By Larry Henry Special to The Herald
EVERETT — When certain merchants see Harold Pyatte walk into their businesses this time of year, they immediately respond with a standard greeting: “You’re going to the World Series, aren’t you?”
And the coach of the Everett Merchants semi-pro baseball team responds with his standard greeting: “Yeah.”
Fortunately for the business owners, it doesn’t happen that often. Pyatte’s visit is to solicit donations for the trip back to the National Baseball Congress World Series in Wichita, Kan.
The local business people have responded well to the Merchants. “It’s amazing to me that in this economy people can still dig deep down for a local non-profit organization,” Pyatte said.

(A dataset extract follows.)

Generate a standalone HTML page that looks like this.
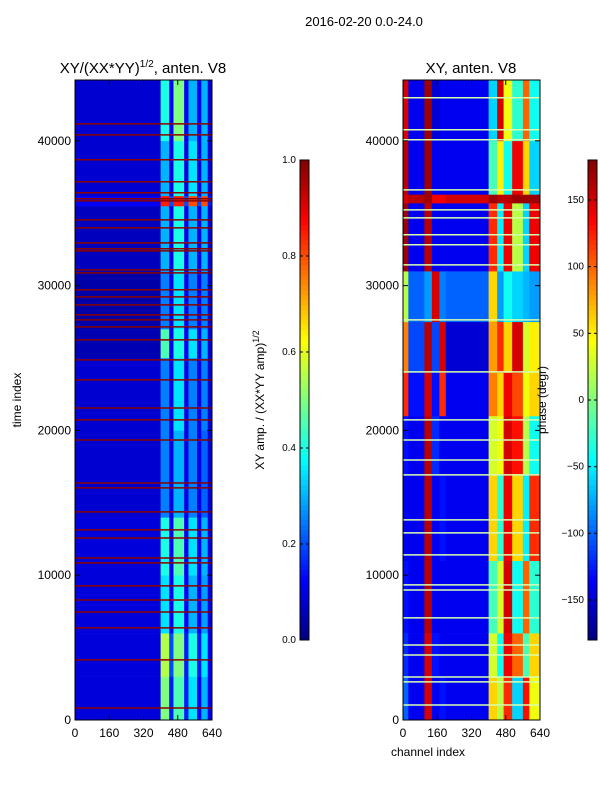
<!DOCTYPE html>
<html><head><meta charset="utf-8"><style>
body{margin:0;background:#fff;width:600px;height:800px;overflow:hidden}
svg text{font-family:"Liberation Sans",sans-serif;fill:#000}
</style></head><body>
<svg id="fig" width="600" height="800" xmlns="http://www.w3.org/2000/svg">
<text x="364" y="26" font-size="13" text-anchor="middle">2016-02-20 0.0-24.0</text>
<text x="143" y="73" font-size="15" text-anchor="middle">XY/(XX*YY)<tspan font-size="10" dy="-6">1/2</tspan><tspan dy="6">, anten. V8</tspan></text>
<text x="471" y="73" font-size="15" text-anchor="middle">XY, anten. V8</text>
<text x="428" y="756" font-size="12" text-anchor="middle">channel index</text>
<text transform="translate(21,400) rotate(-90)" font-size="12" text-anchor="middle">time index</text>
<text transform="translate(264,400) rotate(-90)" font-size="12" text-anchor="middle">XY amp. / (XX*YY amp)<tspan font-size="9" dy="-5">1/2</tspan></text>
<g id="g"></g>
<text transform="translate(546,400) rotate(-90)" font-size="12" text-anchor="middle">phase (degr)</text>
</svg>
<script>
const leftColEdges=[0,400,440,460,510,530,570,590,620,640];
const leftTimeEdges=[0,3000,6000,10000,14000,20000,25000,27000,31000,35500,36200,40000,44200];
const leftValues=[
[0.09,0.5,0.15,0.45,0.15,0.35,0.12,0.3,0.1],
[0.09,0.55,0.2,0.5,0.15,0.4,0.15,0.35,0.1],
[0.09,0.35,0.12,0.4,0.12,0.3,0.12,0.28,0.09],
[0.09,0.4,0.12,0.45,0.12,0.35,0.12,0.3,0.09],
[0.08,0.25,0.1,0.3,0.1,0.25,0.1,0.22,0.08],
[0.08,0.25,0.1,0.35,0.1,0.25,0.1,0.25,0.08],
[0.05,0.45,0.12,0.4,0.12,0.35,0.1,0.3,0.08],
[0.04,0.25,0.1,0.35,0.1,0.25,0.1,0.25,0.08],
[0.06,0.3,0.1,0.4,0.1,0.3,0.1,0.3,0.08],
[0.12,0.85,0.2,0.85,0.2,0.8,0.2,0.8,0.15],
[0.08,0.3,0.1,0.4,0.1,0.35,0.1,0.3,0.08],
[0.08,0.4,0.12,0.5,0.12,0.3,0.12,0.3,0.08]];
const leftLineTimes=[830,4150,6360,7460,8290,9260,10850,11190,12570,13130,14370,16030,16370,19340,20730,21550,23490,24870,26250,27150,27630,27980,28670,29220,29710,30880,31090,32400,32550,32950,33990,34540,35850,36000,36410,37170,38690,40410,41170];
const rightColEdges=[0,25,100,135,170,200,400,440,470,510,560,590,640];
const rightTimeEdges=[0,3000,6000,11000,17000,21000,24000,27500,31000,35700,36300,40000,44200];
const rightPhase=[
[-100,-140,150,-140,-130,-140,60,20,120,-60,130,40],
[-120,-140,150,-130,-140,-140,30,-40,140,100,-20,60],
[-130,-140,160,-140,-140,-140,-20,30,150,-40,100,-30],
[-140,-140,160,-140,-130,-140,60,-30,140,60,-50,120],
[-130,-140,160,-120,-140,-140,30,40,150,130,20,-40],
[120,-130,150,-130,120,-140,90,60,140,110,40,60],
[90,-110,160,-110,150,-150,80,120,60,150,30,50],
[20,-100,-80,150,-90,-100,60,-80,-40,-60,-70,-80],
[170,-140,160,-140,-140,-140,120,-50,140,20,-60,140],
[150,160,170,140,140,150,170,160,160,170,170,170],
[160,-140,170,-140,-140,-140,-20,50,-40,140,60,-60],
[150,-140,170,-150,-140,-140,-60,150,40,-30,100,-40]];
const rightLineTimes=[1040,2630,2970,4490,5180,7050,8980,9330,11400,12920,13820,16930,17960,19340,20730,24040,27630,31430,32820,33510,34680,35230,36610,40070,40760,42970];
const xTicks=[0,160,320,480,640];
const yTicks=[0,10000,20000,30000,40000];
const ampTicks=[0,0.2,0.4,0.6,0.8,1.0];
const phaseTicks=[-150,-100,-50,0,50,100,150];

const NS="http://www.w3.org/2000/svg";
const g=document.getElementById('g');
function jet(v){v=Math.max(0,Math.min(1,v));
 const r=Math.max(0,Math.min(1,1.5-Math.abs(4*v-3))),gg=Math.max(0,Math.min(1,1.5-Math.abs(4*v-2))),b=Math.max(0,Math.min(1,1.5-Math.abs(4*v-1)));
 return `rgb(${Math.round(r*255)},${Math.round(gg*255)},${Math.round(b*255)})`;}
function el(t,a,p){const e=document.createElementNS(NS,t);for(const k in a)e.setAttribute(k,a[k]);(p||g).appendChild(e);return e;}
const Y0=720,Y1=80,TMAX=44200;
function ys(t){return Y0-(t/TMAX)*(Y0-Y1);}
function panel(x0,x1,colEdges,timeEdges,vals,norm,lineTimes,lineColor,name){
 const xs=c=>x0+(c/640)*(x1-x0);
 const grp=el('g',{});
 
 
 for(let i=0;i<timeEdges.length-1;i++)for(let j=0;j<colEdges.length-1;j++){
  const r=el('rect',{x:xs(colEdges[j]),y:ys(timeEdges[i+1]),width:xs(colEdges[j+1])-xs(colEdges[j])+0.3,height:ys(timeEdges[i])-ys(timeEdges[i+1])+0.3,fill:jet(norm(vals[i][j]))},grp);
  
  
 }
 lineTimes.forEach(t=>{const l=el('line',{x1:x0,x2:x1,y1:ys(t),y2:ys(t),stroke:lineColor,'stroke-width':1.5},grp);
  
  });
 const f=el('rect',{x:x0,y:Y1,width:x1-x0,height:Y0-Y1,fill:'none',stroke:'#000','stroke-width':1});
 
 
 xTicks.forEach(v=>{const x=xs(v);
  el('line',{x1:x,x2:x,y1:Y0,y2:Y0-5,stroke:'#000'});el('line',{x1:x,x2:x,y1:Y1,y2:Y1+5,stroke:'#000'});
  const t=el('text',{x:x,y:Y0+17,'font-size':12,'text-anchor':'middle'});t.textContent=v;
  
  });
 yTicks.forEach(v=>{const y=ys(v);
  el('line',{x1:x0,x2:x0+5,y1:y,y2:y,stroke:'#000'});el('line',{x1:x1,x2:x1-5,y1:y,y2:y,stroke:'#000'});
  const t=el('text',{x:x0-4,y:y+4,'font-size':12,'text-anchor':'end'});t.textContent=v;
  
  });
}
panel(75,212,leftColEdges,leftTimeEdges,leftValues,v=>v,leftLineTimes,'#8b0000','left');
panel(403,540,rightColEdges,rightTimeEdges,rightPhase,v=>(v+180)/360,rightLineTimes,'#d8ffb0','right');
function cbar(x,ticks,lo,hi,fmt,name){
 const w=9,top=160,bot=640;
 const grp=el('g',{});
 
 
 for(let i=0;i<96;i++){el('rect',{x:x,y:bot-(i+1)*5,width:w,height:5.3,fill:jet((i+0.5)/96)},grp);}
 el('rect',{x:x,y:top,width:w,height:bot-top,fill:'none',stroke:'#000'},grp);
 ticks.forEach(v=>{const y=bot-(v-lo)/(hi-lo)*(bot-top);
  el('line',{x1:x+w-3,x2:x+w,y1:y,y2:y,stroke:'#000'},grp);el('line',{x1:x,x2:x+3,y1:y,y2:y,stroke:'#000'},grp);
  const t=el('text',{x:x-4,y:y+3,'font-size':10,'text-anchor':'end'},grp);t.textContent=fmt(v);
  
  });
}
cbar(300,ampTicks,0,1,v=>v.toFixed(1),'amp-colorbar');
cbar(588,phaseTicks,-180,180,v=>v<0?'\u2212'+(-v):''+v,'phase-colorbar');
</script>
</body></html>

If the truth be known — and he won’t admit to it — Pyatte has probably dug deeply into his own pocket to fund the team over the 38 years he has been the coach.
This will be the Merchants’ fifth trip to the World Series, the first since 2001, when they finished 17th. The first time they got there was 1988, and what a magical journey it was. Unknown and unheralded, the Merchants shocked everyone by winning the title.
Now they’re going again. They’ll head for the Heartlands on July 30 and play their first game either on Aug. 1 or 2, against a team yet to be determined.
It’s a double-elimination tournament with 30-plus teams from around the country, including two from the Puget Sound region: the Merchants and the Seattle Studs.
It’s a costly endeavor. Airfare alone for the 26-person Merchants party, which includes 24 players and two coaches, costs $16,900. (Pyatte pays his own fare.) Then there’s food, lodging (four players to a room to economize) and transportation once they arrive in Wichita. The tally on that depends on how long they’re there.
If a team goes all the way to the finals, you’re talking two weeks — the tournament runs from July 30 to Aug.13 — and a lot of money. Of course, if it wins the tournament, the top prize of $18,000 helps defray expenses.
The second place team gets $16,000. Every team takes home some money. Go two-and-out and you get $100, which might buy you a sack of hamburgers for your squad.
Tournament Director Jerry Taylor estimates that it costs a team with 28 players — the maximum number allowed — and two coaches at least $1,000 a day. “And that’s probably very lenient,” he said.
Pyatte got a $10,000 donation from a former Merchants player and his business partner. “That took a chunk out of that $16,000,” Pyatte noted.
Even if they were to win the tournament, the Merchants would likely lose money. That’s life in semi-pro baseball.
All the players have to concern themselves with is performing. And the tournament offers a great opportunity to showcase their talents in front of Major League scouts. “We have kids signed each summer,” Taylor said.
When Everett won the title in ‘88, Merchants outfielder O. Sobottka signed a contract with the Philadelphia Phillies after the final game.
A number of current Major Leaguers played in this tournament, including Albert Pujols, Lance Berkman, Tim Lincecum, Michael Young, Nick Swisher and Mark Teixeira. As Taylor observed, the NBC all-time roster is a “Major League Who’s Who.”
Pyatte will remind his players that the tournament “is probably the best baseball experience you’re ever going to have. For many of you, it’ll be the pinnacle of your career, and for some, it’ll be a stepping stone to pro ball.”
Some of the players he’ll deliver that message to will be new to the team. Several guys who have been with the team all season won’t be making the trip for various reasons: jobs, classes, final exams, vacations.
Second baseman Logan Brumley will be touring the Middle East with a Christian group instructing kids on how to play baseball. Pitcher Bradley Clapp recently landed a job in Portland.
“They’re impossible situations that they can’t get out of,” Pyatte said.
What it has forced him to do is go out and find replacement players and he has already signed a couple of infielders — he also lost starting shortstop Dan Schmidt — and a former minor league pitcher. Pyatte knows a lot of coaches who can recommend players and he also makes mental notes of players he sees during the summer.
Shortstop Nick Latta, who attends Seattle University, caught the coach’s eye in a tournament in British Columbia. “He made a play deep in the hole and got the guy by a step,” Pyatte said. “I turned to my coach, Shean Nasin, and said, ‘That kid’s good.”
That kid will be the starting shortstop in Wichita.